In a multitude of ways, Deepest Light became an album through which the band would explore the most tender and difficult pieces of their lives. “We tackle some serious emotional themes and play very heartfelt and raw music together,” Earle says.
It is perhaps the composition of the band that allows them to be so vulnerable and find such a unique kismet. In addition to Earle and Howard, the band is comprised of their longtime friend Sean Farrell on bass along with another married couple, Danny Johnson on drums and Angie Johnson providing sax, violin and backing vocals.
“We are very real with one another, for better or for worse,” Howard says. “That type of intimacy allows for a lot of honesty.”
Without that openness, Howard recognizes that certain songs may never have made it to the album. When approaching the song “Break,” which was Howard’s first effort to write about the death of her father at 17, she remembers, “It wasn’t landing right... the band didn’t know what the song was about.” Howard adds that with Earle’s support, she was able to share the song’s subject. “That little bit of insight, me opening up to them, allowed it to flow better. They understood the gravity of it.”
Together, the band would support each other through the artistic expression of many such endeavors to compile Deepest Light. Of the title track, Earle recalls, “The song is written as a letter to a dear friend.” After feeling a chasm of emotional space grow between them, Earle remembers taking a precious opportunity to reconnect during a chance encounter over lunch, which stretched long into the afternoon.
“I called in sick,” he says. Throughout their conversation, Earle struggled to express how much he cared for his friend after being met with resistance. “[They felt] I couldn’t love them because I’d never known them,” Earle tells.

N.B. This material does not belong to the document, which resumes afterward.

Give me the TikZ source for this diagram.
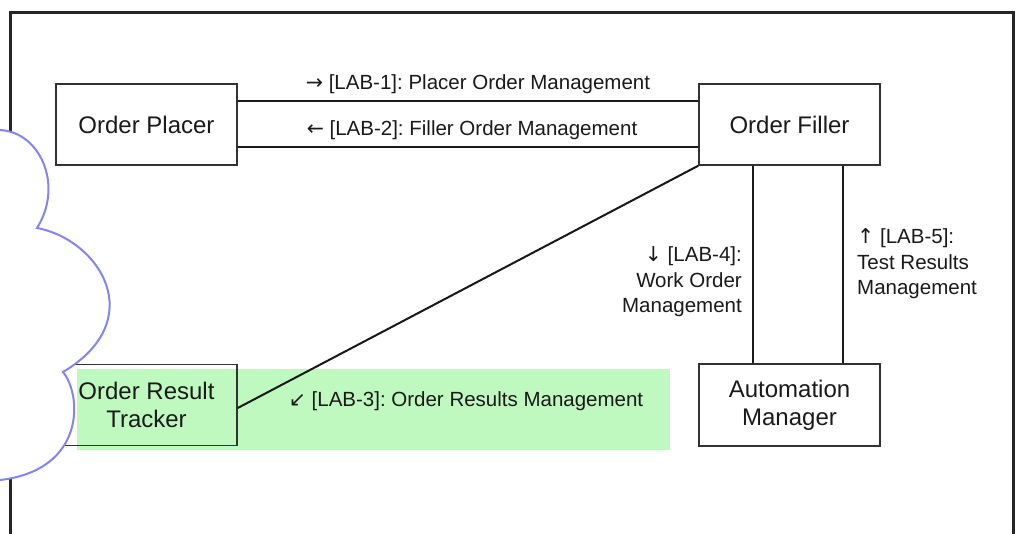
\documentclass[tikz,border=0pt]{standalone}
\usepackage{fontspec}
\setmainfont{Liberation Sans}
\newfontfamily\arrowfont{DejaVu Sans}
\frenchspacing
\definecolor{txt}{HTML}{1A1A1A}
\definecolor{boxline}{HTML}{333333}
\definecolor{cloudblue}{HTML}{8484F4}
\definecolor{hlgreen}{RGB}{192,249,192}
\tikzset{
  comp/.style={draw=boxline, line width=1.4pt, minimum width=181pt, minimum height=81pt,
    inner sep=0pt, align=center, text=txt, font=\fontsize{24}{28}\selectfont},
  conn/.style={draw=black!90, line width=2pt},
  lab/.style={inner sep=0pt, text=txt, font=\fontsize{20.5}{25.5}\selectfont}
}
\begin{document}
\begin{tikzpicture}[x=1pt,y=-1pt]
\useasboundingbox (0,0) rectangle (1019,533);
\clip (0,0) rectangle (1019,533);
\fill[white] (0,0) rectangle (1019,533);
% frame
\draw[line width=3pt, black!85] (10,545) -- (10,12) -- (1013,12) -- (1013,545);
% highlight
\fill[hlgreen] (77,369) rectangle (670,450);
% components
\node[comp, fill=white] (placer) at (146.5,124.5) {Order Placer};
\node[comp, fill=white] (filler) at (789.5,124.5) {Order Filler};
\node[comp] (tracker) at (146.5,405) {Order Result\\Tracker};
\node[comp, fill=white, minimum height=82pt] (auto) at (789.5,405) {Automation\\Manager};
% connectors
\draw[conn] ([yshift=23.5pt]placer.east) -- ([yshift=23.5pt]filler.west);
\draw[conn] ([yshift=-22.5pt]placer.east) -- ([yshift=-22.5pt]filler.west);
\draw[conn] ([yshift=-3pt]tracker.east) -- (filler.south west);
\draw[conn] ([xshift=-36.5pt]filler.south) -- ([xshift=-36.5pt]auto.north);
\draw[conn] ([xshift=53.5pt]filler.south) -- ([xshift=53.5pt]auto.north);
% labels
\node[lab] (l1) at (478,84) {{\arrowfont →} [LAB-1]: Placer Order Management};
\node[lab] (l2) at (472,130) {{\arrowfont ←} [LAB-2]: Filler Order Management};
\node[lab] (l3) at (466,401) {{\arrowfont ↙} [LAB-3]: Order Results Management};
\node[lab, anchor=east, align=right] (l4) at (742,282) {{\arrowfont ↓} [LAB-4]:\\Work Order\\Management};
\node[lab, anchor=west, align=left] (l5) at (857,264) {{\arrowfont ↑} [LAB-5]:\\Test Results\\Management};
% cloud
\fill[white] (-5,130) -- (0,130) .. controls (40,132) and (64,185) .. (37,228)
  .. controls (100,240) and (150,320) .. (63,372)
  .. controls (82,395) and (86,470) .. (0,480) -- (-5,480) -- cycle;
\draw[cloudblue, line width=2pt] (-2,130) -- (0,130) .. controls (40,132) and (64,185) .. (37,228)
  .. controls (100,240) and (150,320) .. (63,372)
  .. controls (82,395) and (86,470) .. (0,480) -- (-2,480);
\end{tikzpicture}
\end{document}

“This song is kind of a rebuttal to that,” he says. “It is an argument that regardless of how much someone close to you chooses to keep hidden from you, this concealment doesn’t mean that that person wasn’t seen and loved... I don’t know if you can ever know someone wholly.”
Left with no phone and no forwarding address, all Earle could do was bring the song into the studio and share it with his bandmates, who held space for him and helped him create this last love letter.
Side by side, The Get Ahead share great loss and great joy, leaning on one another and moving forward thanks to the musical family they’ve nurtured.